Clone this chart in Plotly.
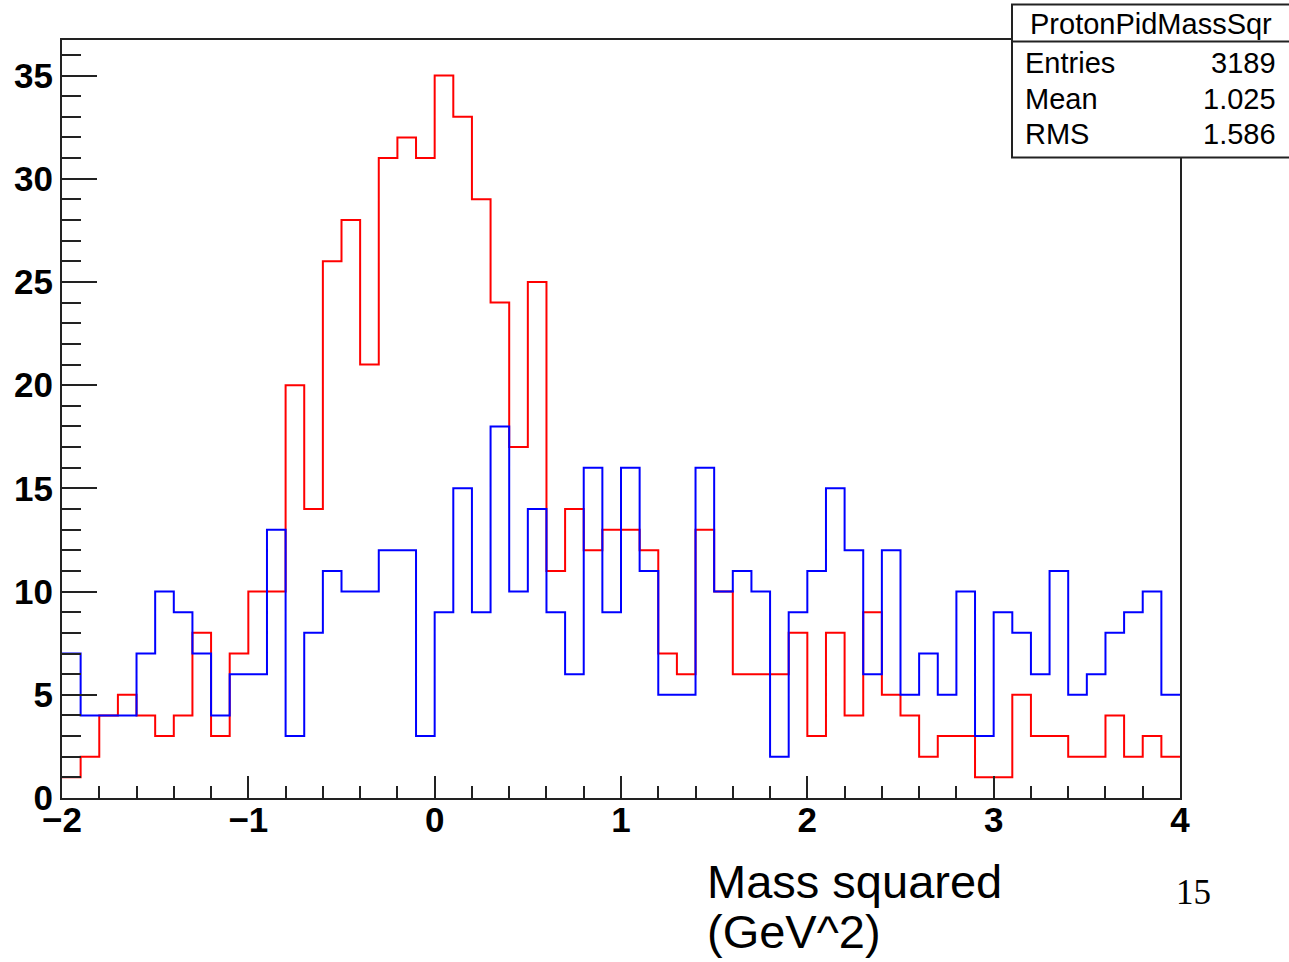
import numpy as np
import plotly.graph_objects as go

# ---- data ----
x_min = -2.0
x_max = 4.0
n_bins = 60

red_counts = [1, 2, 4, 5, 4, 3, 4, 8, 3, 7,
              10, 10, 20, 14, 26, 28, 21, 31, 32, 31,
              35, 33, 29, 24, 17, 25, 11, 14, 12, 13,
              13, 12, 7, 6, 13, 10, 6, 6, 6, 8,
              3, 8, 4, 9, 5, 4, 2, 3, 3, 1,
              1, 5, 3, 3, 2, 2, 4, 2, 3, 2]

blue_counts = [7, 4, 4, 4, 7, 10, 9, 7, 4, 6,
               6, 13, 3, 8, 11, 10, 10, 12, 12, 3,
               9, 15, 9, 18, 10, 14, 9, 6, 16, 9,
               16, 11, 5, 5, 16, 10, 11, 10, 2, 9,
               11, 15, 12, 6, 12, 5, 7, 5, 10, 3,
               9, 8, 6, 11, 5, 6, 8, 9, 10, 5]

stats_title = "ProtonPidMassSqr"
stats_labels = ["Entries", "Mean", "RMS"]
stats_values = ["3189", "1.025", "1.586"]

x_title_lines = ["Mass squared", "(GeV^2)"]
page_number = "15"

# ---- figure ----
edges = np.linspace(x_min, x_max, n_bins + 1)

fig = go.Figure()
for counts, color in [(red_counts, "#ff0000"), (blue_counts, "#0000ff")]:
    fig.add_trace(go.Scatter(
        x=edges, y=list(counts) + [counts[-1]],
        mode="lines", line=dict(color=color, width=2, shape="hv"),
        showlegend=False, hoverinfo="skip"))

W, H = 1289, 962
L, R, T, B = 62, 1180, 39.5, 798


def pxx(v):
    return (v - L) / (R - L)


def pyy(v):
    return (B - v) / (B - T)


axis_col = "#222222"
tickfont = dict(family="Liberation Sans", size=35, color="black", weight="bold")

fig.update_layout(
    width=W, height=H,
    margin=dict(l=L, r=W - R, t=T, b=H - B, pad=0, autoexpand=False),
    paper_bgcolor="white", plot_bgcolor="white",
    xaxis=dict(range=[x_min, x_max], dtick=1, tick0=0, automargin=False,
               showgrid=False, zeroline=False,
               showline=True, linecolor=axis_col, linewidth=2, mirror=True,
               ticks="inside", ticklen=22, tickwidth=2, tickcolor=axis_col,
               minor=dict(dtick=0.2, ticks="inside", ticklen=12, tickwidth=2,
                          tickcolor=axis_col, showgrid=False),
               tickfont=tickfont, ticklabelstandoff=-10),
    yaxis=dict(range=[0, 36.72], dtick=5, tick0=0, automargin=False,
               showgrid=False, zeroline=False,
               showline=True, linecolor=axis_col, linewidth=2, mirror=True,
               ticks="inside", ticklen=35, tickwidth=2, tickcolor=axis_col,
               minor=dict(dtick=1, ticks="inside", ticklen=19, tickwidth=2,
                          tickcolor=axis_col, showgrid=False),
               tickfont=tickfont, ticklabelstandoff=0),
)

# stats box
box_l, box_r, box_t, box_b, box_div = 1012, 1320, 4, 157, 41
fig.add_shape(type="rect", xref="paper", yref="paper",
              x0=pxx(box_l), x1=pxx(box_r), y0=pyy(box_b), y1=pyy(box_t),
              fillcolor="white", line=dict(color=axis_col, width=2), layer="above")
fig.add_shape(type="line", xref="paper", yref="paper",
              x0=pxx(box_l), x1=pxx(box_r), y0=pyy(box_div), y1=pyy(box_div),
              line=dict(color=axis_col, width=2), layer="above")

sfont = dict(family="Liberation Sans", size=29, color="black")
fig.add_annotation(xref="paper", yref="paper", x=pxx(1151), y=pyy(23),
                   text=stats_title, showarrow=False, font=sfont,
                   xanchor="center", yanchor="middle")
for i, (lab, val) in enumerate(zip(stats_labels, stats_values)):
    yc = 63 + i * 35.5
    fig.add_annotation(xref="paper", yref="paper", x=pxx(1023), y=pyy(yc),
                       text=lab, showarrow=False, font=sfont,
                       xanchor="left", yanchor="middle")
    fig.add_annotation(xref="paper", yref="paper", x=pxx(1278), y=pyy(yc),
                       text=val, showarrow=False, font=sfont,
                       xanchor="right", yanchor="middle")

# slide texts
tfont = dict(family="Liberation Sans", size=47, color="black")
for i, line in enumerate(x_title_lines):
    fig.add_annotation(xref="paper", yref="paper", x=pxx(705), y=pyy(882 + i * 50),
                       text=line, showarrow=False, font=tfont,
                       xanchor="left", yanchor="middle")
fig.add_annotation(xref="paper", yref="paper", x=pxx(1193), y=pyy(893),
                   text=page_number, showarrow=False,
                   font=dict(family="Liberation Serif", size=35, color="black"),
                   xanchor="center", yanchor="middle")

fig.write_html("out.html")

········

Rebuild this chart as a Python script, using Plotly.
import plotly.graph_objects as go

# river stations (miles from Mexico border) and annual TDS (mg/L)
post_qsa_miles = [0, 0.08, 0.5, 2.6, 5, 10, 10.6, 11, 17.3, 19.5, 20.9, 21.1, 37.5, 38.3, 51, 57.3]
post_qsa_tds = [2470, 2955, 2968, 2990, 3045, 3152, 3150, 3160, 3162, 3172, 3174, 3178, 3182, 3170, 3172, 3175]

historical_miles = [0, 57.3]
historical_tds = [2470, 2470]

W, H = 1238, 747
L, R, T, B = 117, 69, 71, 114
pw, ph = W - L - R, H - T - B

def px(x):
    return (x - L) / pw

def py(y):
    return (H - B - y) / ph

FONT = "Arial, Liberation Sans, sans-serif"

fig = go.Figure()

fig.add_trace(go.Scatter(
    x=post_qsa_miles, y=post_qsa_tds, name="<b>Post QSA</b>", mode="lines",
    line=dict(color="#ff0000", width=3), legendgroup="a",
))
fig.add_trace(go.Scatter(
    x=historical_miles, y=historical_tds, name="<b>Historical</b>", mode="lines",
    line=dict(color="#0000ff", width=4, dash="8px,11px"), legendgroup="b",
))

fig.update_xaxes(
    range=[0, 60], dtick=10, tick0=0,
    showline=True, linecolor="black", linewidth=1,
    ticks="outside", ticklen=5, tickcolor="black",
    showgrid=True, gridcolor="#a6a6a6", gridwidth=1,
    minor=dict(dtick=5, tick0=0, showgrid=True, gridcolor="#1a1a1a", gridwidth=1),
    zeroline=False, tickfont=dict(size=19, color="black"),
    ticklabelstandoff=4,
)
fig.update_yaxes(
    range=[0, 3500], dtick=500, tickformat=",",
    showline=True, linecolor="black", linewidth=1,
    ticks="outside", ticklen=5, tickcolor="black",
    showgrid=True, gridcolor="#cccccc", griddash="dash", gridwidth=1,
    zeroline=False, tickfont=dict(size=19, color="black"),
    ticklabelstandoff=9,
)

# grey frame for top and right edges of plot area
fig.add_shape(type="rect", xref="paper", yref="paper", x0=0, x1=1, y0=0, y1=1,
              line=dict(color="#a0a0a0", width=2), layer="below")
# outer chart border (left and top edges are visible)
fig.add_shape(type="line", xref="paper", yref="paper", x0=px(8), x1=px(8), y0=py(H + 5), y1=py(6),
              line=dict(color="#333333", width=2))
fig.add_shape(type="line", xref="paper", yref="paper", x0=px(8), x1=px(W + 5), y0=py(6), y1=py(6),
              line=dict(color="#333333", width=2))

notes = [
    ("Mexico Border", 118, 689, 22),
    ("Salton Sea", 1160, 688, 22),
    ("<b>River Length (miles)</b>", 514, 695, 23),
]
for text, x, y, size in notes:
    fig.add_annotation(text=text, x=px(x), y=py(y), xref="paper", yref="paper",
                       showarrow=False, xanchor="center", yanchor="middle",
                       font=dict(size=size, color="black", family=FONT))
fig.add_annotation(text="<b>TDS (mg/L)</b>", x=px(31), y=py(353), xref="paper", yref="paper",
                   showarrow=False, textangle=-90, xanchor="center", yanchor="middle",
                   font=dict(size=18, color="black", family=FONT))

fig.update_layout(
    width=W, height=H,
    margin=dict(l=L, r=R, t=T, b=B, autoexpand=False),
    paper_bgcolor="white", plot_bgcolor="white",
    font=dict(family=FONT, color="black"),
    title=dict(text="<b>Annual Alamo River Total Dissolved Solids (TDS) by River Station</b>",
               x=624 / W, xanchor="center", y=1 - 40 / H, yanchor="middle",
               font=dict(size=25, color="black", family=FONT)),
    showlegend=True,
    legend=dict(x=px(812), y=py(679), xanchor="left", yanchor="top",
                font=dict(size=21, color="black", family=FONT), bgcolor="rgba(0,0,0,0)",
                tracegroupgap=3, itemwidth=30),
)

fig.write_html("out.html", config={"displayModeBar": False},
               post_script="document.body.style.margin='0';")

········

Prompt => Begin with the line that contains "Clone this chart in Plotly." and end with the line that contains "1, 5, 3, 3, 2, 2, 4, 2, 3, 2]"; write out both and all lines between exactly, but no pictures.

Exercise solution =>
Clone this chart in Plotly.
import numpy as np
import plotly.graph_objects as go

# ---- data ----
x_min = -2.0
x_max = 4.0
n_bins = 60

red_counts = [1, 2, 4, 5, 4, 3, 4, 8, 3, 7,
              10, 10, 20, 14, 26, 28, 21, 31, 32, 31,
              35, 33, 29, 24, 17, 25, 11, 14, 12, 13,
              13, 12, 7, 6, 13, 10, 6, 6, 6, 8,
              3, 8, 4, 9, 5, 4, 2, 3, 3, 1,
              1, 5, 3, 3, 2, 2, 4, 2, 3, 2]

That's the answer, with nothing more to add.